Charts and diagrams as code
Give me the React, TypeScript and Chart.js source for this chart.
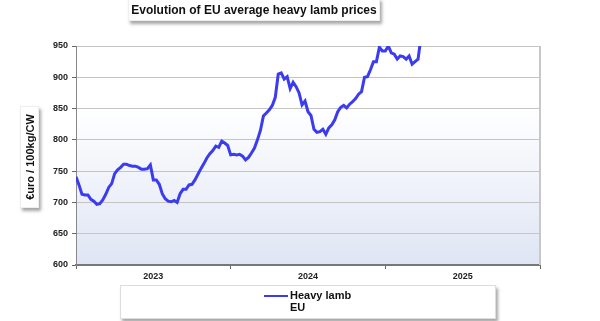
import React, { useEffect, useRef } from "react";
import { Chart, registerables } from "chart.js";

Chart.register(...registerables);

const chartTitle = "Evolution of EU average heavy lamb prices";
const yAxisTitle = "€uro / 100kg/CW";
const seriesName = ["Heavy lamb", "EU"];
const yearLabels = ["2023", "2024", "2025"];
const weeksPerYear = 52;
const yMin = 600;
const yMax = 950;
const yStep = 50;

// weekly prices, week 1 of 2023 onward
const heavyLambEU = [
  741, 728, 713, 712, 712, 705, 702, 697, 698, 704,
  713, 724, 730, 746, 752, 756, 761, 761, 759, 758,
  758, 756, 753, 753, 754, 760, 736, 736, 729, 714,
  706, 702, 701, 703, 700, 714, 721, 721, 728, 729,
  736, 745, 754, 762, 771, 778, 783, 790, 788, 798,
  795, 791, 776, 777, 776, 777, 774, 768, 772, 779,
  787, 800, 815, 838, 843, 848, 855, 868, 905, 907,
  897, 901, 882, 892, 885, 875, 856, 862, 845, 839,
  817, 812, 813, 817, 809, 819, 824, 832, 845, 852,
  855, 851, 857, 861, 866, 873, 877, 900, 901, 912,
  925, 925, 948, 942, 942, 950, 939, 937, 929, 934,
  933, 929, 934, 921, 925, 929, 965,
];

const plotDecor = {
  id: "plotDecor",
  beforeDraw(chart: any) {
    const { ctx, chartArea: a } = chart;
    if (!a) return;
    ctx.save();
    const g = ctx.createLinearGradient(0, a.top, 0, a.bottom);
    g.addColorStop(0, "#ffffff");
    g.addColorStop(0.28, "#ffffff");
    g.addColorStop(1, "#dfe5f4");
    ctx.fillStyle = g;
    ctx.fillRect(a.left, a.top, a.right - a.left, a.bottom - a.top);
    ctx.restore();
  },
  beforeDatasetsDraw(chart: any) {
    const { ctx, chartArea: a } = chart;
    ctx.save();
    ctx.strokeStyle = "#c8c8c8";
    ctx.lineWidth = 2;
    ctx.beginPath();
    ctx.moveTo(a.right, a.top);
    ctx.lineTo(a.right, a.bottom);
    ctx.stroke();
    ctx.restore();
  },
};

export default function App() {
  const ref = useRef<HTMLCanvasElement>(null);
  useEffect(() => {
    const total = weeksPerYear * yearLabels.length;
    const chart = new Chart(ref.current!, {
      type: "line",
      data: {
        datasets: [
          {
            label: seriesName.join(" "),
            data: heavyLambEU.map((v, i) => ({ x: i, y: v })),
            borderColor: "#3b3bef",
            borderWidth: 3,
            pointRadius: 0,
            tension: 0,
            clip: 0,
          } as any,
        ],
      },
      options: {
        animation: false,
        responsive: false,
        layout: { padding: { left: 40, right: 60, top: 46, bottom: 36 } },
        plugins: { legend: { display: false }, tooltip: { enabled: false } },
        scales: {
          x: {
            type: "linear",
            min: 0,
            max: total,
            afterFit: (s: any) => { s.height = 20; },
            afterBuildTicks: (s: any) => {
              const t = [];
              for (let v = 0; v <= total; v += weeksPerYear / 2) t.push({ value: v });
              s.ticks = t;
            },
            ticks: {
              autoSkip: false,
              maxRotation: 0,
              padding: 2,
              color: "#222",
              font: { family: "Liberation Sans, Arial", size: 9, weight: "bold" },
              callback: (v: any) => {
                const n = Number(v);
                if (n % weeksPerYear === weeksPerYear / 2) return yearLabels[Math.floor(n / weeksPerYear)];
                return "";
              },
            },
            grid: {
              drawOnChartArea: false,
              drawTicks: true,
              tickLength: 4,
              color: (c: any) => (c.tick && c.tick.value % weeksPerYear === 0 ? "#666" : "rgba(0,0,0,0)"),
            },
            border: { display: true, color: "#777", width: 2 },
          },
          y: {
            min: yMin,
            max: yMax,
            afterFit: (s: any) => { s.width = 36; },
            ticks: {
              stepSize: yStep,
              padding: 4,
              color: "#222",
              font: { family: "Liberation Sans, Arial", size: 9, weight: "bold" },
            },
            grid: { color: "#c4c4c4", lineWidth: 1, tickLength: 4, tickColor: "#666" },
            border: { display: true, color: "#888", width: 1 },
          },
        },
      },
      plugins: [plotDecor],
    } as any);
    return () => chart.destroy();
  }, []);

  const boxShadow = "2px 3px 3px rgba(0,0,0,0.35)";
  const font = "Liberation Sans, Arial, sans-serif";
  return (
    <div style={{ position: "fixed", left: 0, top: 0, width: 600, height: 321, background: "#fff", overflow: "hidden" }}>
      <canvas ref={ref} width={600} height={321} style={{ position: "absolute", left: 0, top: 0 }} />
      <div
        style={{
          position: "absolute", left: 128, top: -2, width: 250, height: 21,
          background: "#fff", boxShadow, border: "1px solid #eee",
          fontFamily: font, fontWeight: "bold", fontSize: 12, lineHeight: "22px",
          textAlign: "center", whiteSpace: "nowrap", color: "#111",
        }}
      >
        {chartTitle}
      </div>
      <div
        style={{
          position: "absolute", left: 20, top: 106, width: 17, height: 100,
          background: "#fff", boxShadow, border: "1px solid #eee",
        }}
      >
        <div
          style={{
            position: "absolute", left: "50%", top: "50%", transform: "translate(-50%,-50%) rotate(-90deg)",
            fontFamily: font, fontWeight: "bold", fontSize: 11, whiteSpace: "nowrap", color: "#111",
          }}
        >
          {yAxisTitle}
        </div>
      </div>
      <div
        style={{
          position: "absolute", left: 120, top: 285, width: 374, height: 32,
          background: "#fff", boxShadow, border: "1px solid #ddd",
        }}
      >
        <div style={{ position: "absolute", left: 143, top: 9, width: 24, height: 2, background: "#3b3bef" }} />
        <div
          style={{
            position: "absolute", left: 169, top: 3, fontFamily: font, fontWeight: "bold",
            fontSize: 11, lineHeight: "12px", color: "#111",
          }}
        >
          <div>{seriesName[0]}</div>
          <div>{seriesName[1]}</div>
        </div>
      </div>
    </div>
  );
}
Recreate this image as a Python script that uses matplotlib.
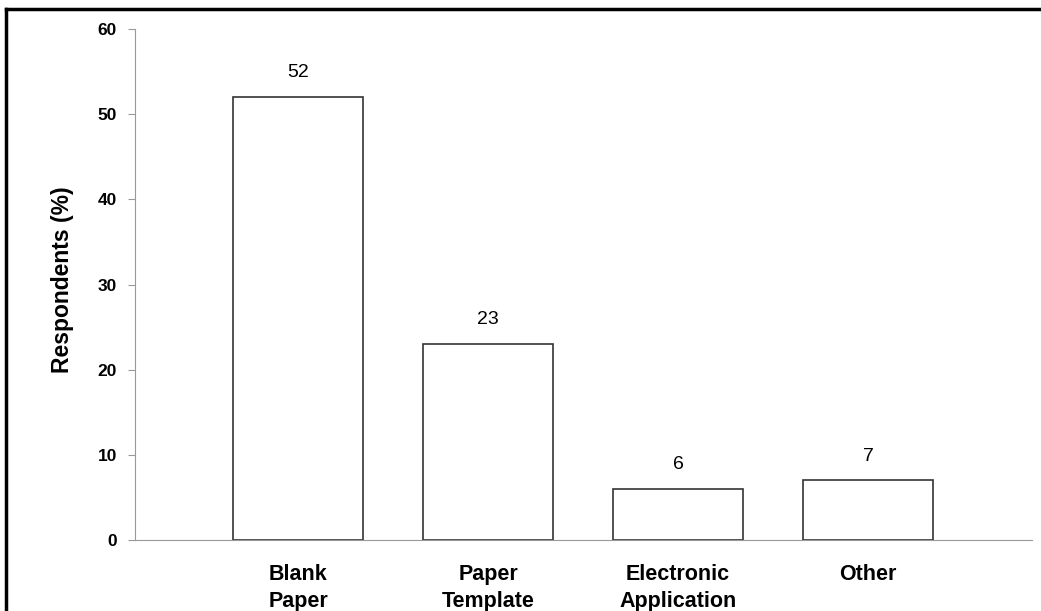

■ **Set task**:
Copy all lines from the material that contain "this".

■ **Task answer**:
Give me the React, TypeScript and Chart.js source for this chart.
Recreate this image as a Python script that uses matplotlib.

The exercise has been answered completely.